Kubernetes SIG/Meetings/2023-05-23

Agenda:

Introductions for new members (if any)
SIG administrivia:
- Nothing to report
Misc:
- Gonna strike out the Training Needs topic, objections?
- Action Items from previous meeting
  - Speak to our respective managers and get sign-off for pre-planning this upgrade.
  - Get acquainted with reading changelogs and security bulletins
  - Read https://wikitech.wikimedia.org/wiki/Kubernetes/Kubernetes_Infrastructure_upgrade_policy
Topic: Best practices for taking community helm chart and “wikimediafying” it?
- Public helm charts, not wikipedia community charts
- Logging and metrics (labels) unlikely to be compatible
- Network policies unlikely to be compatible
- Ingress support ?
- [JM] We already have some of these components. But none live in the “service” side, aka it’s k8s cluster components. Stuff that is deployed from admin_ng (e.g. flink-operator, cert-manager). A few other things where we have adapted the chart to our needs. For a piece of software that we/wmf/volunteer has written it probably makes sense to tell everyone to use our scaffolding (sextant) stuff and keep it easier to manage (for both the cluster operators as well as the deployers). In the case of cluster components, it makes more sense to fork and adapt to our needs.
- [BT] 2 use cases up to now: Datahub. There was an upstream helm chart and the recommendation was “don’t bother, it will become a mess”. Went with scaffolding and for better or worse, it’s fine and works well. Deployed by normal deployers and it’s fine. 2nd one was spark-operator. The assessment of the quality of the helm chart, (the datahub experience probably helped) said that it wasn’t that much complete. Created again with scaffolding, took a long time to do and get through, but now happy with it. Upstream isn’t very active. This one is a cluster component. Would argue for forking if the quality of upstream helm chart is good enough.
- [JM] The flink operator helm chart was way better and higher quality.
- [BT] Formalize a process where a couple of people do some assessment ?
- [TK] Sorta a list of Dos and Don'ts?
- [SD] Wondering if we are missing an opportunity to collaborare with the opern source community. We might be enforcing antipatterns if we are forking. We are also possibly siloing ourselves. Merge our changes upstream? The community sees what we are doing and if we meet resistance it might be a sign of a antipattern. Similarly, if we start from scratch, does it make sense to upstream the helm chart and see if it benefits the open source community in general
- [AO] We are trying to do this with the flink-operator, it depends on the community of course. Helm charts, possibly due to being templates, appear to be easier to maintain and bring up to date.
- [JW] We mostly have the use case that deployers don’t need to have upstream helm charts, but the cluster operators have had that use case up to now.
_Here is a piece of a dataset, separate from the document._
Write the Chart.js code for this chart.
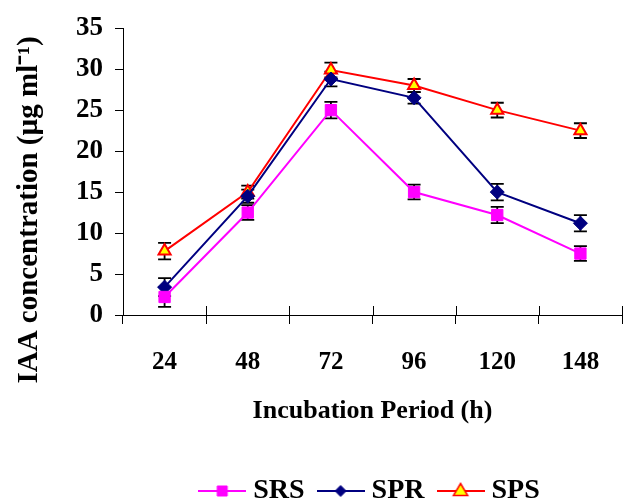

- [JM] The above is absolutely correct. Re: Stef’s comment, we have seen both our changes being merged upstream as well as knowing we have anti-patterns. Network policies are one such case, no upstream charts have netpols, especially not in both direction. It might be because noone is firewalling off applications.
- [TK] I suspect many rely entirely on off-cluster netfitlering
- [JM] Datahub service exception of service outside of admin-ng with upstream chart available
- [CD] OpenTelemetry will go into admin_ng, it’s a service for SREs
- [SD] CI is using upstream charts in CI environment. E.g. using the upstream MariaDB chart cause it’s super easy. Pre-patch production autoscaling <insert name>. Wound’t go to production with those.
- [JW] Gitlab-runner chart as well.
- [AK] Evaluate upstream helm-chart case by case for new services and spend ~1 day to evaluate quality
- [JM] Assess the upstream chart and see how complicated it is to re-write from scratch. It depends heavily on size and the nature
- [TK] It’s a spectrum, not necessarily binary decision. Upstream might be not necessarily happy with our changes. The receptiveness of upstream and the usability of the chart is a guiding factor
- [SD] Playbook, not a policy. Be flexible, recognize that helm chart is a new space and we might hit friction
- [AK] Action Item: Alex to write a one pager, to be reviewed by group, roughly defining the decision to support using upstream charts, provided they go through a playbook based, assessment process of the chart. Key areas to be (in no specific order):
  - Receptiveness of upstream
  - Reusability of chart
  - Overall quality of chart
  - Amount of work it would take to bring the upstream chart into the level of quality we want to strive for.